My primitive nature comes out when I run through the desert. The continuously changing terrain requires the attention of a hawk and the grace of a deer whose footsteps I follow across sand dunes and washes. I focus on a running meditation learned years ago: My mind is a circle divided into four pieces. One quarter focuses on the breath, another on the biomechanics, another quarter is dedicated to visual, with the remaining used to watch the entire system and make adjustments. It begins with the breath. Control the breath, control the run. I adjust my pace and react to the terrain in response to my rate of breathing. Once things are in place, the run becomes a dance, and I disappear into the rhythm. Lungs, legs, and eyes direct the music. The need to dance with nature, over slickrock domes, between cactus patches, through sand and heat comes from someplace deep inside. I run to exist.

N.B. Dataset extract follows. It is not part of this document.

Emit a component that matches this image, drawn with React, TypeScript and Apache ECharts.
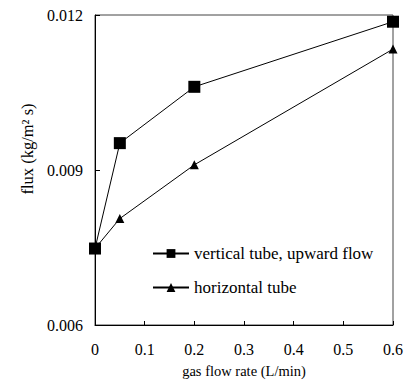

As a desert dweller, I experience purification by light. I am in my element outside, where there is room to wander and time to wonder in the same motion. With the sun’s return, the hot and dry conditions are ripe for the alchemical process of change. When the outside world opens up, I can breathe again.

I worry about those who spend most of their time indoors. Because I never see my neighbors outside for more time than it takes them to walk from the car to the house—no matter the season—I harbor fantasies that they are evolving into an indoor breed like my cats. Max, our fat cat, spends the winter directly in front of the wood stove where the slate floor pulsates with heat. When spring arrives and we throw open doors and windows, he burrows under the bed covers. Neither Max nor my neighbors can survive outside any longer. The issue of climate change is distant in climate-controlled interiors. The comforts of indoor living are delicious temptations and the appeal understandable, but I fear we are going by way of the dodo.

The irrigation water was let out last week, putting smiles on the faces of ranchers, outfitters, and tourists. The bees are returning for another round of nectar in exchange for sex in my orchard. I pulled out the hoe and rake, took down the hoses, checked the fuel in the mower, and walked the fence line today just to stay out longer. Flowers are in bloom, blossoms are turning trees into lollipops, and the wind takes on a sensuous quality washing over my face like the softly perfumed hand of a lover, waking up my senses.

The fruit trees look to have survived the latest frost. They came out early this year turning every dip in the weather into a life and death moment. The birds never went away during winter, and we didn’t get enough deep freezes to kill off the damn flies. Storms passed us by and a few more businesses shuttered their doors for good. The old people are dying off and nobody is moving in to take their place. Somebody pulled out the native plants along Main Street much to the chagrin of the nature lovers who planted them, and the man who sells me firewood is finally out of jail. Tension fills the air as the town worries over its future while carefree tourists return for the season. Gossip is picking up and dirt is prepared for planting. I’m torn between horticulture and adventure. I think I’ll go for a run.